How far into the company''s org chart will the doctrine of unclean hands go?
Asked on Sep 29th, 2011 on Business Law - New York
More details to this question:
If an employee at a company, not on the management team, is the person being identified as not having clean hands - will that hold up in court. For example, the employee is being terminated for making inapropriate comments at work yet the employee is claiming that a human resource representative (not a member of management) was overheard making comments thare are viewed as not approriate. Will that be enough for the entire company to considered as not having clean hands?

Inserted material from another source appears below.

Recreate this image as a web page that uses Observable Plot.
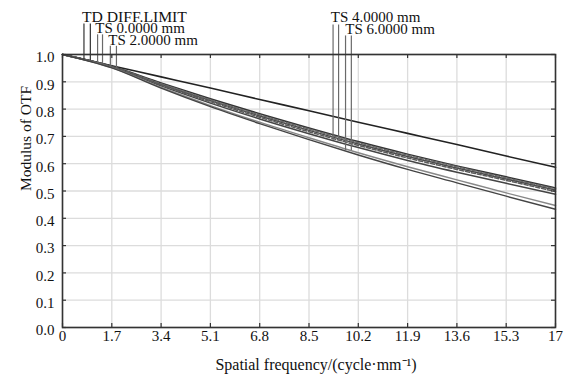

The doctrine of unclean hands is a defense that a plaintiff is so involved in bad conduct relating to the claim that the plaintiff should not recover. It is a litigation issue. As an equitable defense, a court can apply it any way it wants. However, your post has neither a claim or a lawsuit mentioned. Therefore, it makes no sense.
The doctrine of unclean hands is intensely fact-dependent. It is a defense, not an offense. Whether it is an effective defense depends on whether the misconduct of the plaintiff is "bad" enough and, in cases like this, whether it can be attributed to the entire organization. It is really not possible to determine from the facts you have posted whether or not such a defense has a likelihood of success.
There are many circumstances in legal settings where the misconduct of even a very low-level employee is attributed to employer. And others where that is not the case.